TASK DETAILS – Of all the lines in this data, how many include "matplotlib"? Respond with the number only.

++++ SUPPLIED INFORMATION ++++

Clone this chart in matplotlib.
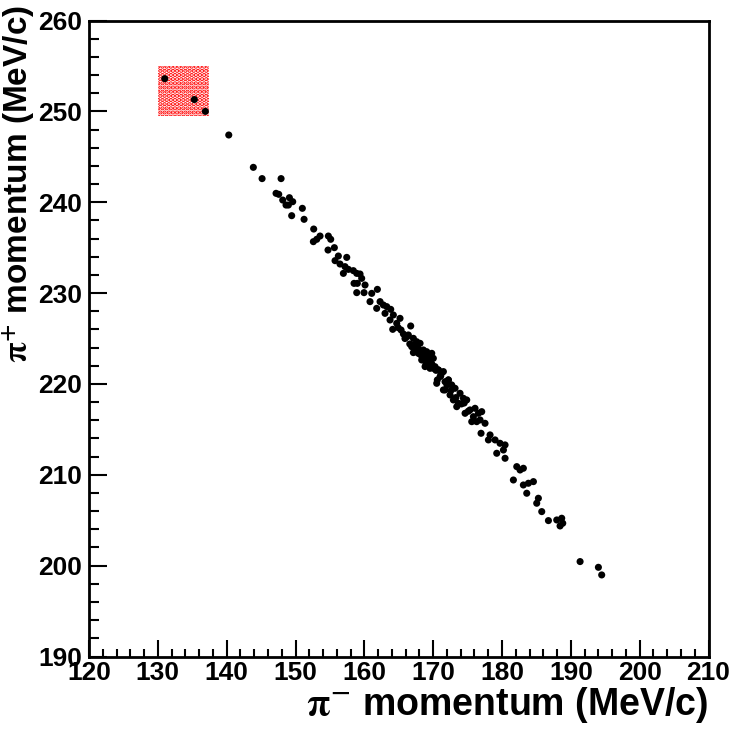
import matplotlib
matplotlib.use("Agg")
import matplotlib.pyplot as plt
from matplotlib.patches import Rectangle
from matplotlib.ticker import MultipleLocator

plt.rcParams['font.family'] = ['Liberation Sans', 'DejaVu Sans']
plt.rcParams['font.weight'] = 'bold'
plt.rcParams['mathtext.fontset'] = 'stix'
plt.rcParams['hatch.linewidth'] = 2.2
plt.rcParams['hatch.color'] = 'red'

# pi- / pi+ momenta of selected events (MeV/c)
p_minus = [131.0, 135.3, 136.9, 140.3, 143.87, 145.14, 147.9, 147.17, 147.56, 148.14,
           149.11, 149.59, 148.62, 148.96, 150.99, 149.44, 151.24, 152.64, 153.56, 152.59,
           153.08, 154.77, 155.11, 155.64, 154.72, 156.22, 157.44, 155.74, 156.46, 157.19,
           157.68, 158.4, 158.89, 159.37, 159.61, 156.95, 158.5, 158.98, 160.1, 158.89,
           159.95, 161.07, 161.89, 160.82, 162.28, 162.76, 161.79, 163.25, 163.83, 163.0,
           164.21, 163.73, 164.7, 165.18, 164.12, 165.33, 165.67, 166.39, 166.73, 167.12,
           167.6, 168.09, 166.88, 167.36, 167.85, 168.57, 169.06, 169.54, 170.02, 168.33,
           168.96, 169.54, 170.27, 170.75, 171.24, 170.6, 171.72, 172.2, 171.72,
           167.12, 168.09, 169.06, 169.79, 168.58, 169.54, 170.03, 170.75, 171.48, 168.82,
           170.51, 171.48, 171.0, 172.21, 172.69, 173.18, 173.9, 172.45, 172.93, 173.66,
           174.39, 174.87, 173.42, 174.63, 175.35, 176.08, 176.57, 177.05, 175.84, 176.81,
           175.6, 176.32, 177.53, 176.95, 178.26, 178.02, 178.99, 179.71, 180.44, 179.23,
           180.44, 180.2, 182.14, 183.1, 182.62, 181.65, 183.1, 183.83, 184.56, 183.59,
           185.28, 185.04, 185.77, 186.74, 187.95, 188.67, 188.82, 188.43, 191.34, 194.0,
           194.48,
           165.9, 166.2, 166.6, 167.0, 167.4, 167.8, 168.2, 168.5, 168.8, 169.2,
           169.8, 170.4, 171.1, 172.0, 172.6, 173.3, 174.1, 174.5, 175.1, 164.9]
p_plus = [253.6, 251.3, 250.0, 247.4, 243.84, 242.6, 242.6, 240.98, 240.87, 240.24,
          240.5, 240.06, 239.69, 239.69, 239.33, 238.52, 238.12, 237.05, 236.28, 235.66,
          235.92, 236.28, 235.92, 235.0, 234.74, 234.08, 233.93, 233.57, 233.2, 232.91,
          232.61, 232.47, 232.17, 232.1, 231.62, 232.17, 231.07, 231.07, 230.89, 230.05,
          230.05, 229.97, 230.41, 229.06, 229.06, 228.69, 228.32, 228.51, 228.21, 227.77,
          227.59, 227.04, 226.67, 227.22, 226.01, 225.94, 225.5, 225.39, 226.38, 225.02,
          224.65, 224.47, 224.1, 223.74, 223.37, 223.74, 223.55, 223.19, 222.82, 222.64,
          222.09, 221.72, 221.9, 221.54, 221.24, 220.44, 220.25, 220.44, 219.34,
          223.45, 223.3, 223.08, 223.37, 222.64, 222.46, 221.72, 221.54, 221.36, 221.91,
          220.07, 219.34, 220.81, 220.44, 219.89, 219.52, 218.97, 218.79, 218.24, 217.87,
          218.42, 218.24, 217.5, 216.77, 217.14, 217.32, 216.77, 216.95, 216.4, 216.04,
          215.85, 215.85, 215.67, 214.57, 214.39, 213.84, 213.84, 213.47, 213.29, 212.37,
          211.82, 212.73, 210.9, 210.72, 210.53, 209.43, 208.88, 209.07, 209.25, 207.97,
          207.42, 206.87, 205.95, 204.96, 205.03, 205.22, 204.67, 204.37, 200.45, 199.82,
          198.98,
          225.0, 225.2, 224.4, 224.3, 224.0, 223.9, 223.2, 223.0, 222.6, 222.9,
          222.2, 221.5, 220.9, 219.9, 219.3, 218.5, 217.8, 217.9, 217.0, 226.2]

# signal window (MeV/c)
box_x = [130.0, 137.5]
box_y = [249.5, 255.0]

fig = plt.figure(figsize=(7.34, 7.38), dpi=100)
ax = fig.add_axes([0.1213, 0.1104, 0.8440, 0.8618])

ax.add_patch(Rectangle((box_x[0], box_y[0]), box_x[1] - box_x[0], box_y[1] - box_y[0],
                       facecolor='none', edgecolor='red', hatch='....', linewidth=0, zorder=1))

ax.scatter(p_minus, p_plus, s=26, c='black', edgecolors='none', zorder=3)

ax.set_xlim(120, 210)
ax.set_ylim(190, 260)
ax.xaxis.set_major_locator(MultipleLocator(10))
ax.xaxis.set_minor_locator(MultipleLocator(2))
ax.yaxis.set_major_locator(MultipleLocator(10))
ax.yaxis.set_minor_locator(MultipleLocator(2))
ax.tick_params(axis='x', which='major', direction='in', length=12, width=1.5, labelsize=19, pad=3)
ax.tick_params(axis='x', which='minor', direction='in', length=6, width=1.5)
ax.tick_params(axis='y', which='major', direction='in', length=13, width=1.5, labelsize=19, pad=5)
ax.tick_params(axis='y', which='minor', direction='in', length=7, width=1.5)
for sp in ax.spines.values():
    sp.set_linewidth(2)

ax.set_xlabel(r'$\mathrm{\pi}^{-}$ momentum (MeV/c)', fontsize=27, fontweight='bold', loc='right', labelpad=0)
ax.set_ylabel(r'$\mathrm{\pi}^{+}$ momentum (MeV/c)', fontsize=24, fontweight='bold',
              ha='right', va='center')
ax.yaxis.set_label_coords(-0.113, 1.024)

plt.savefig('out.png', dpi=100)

++++

TASK OUTPUT – 6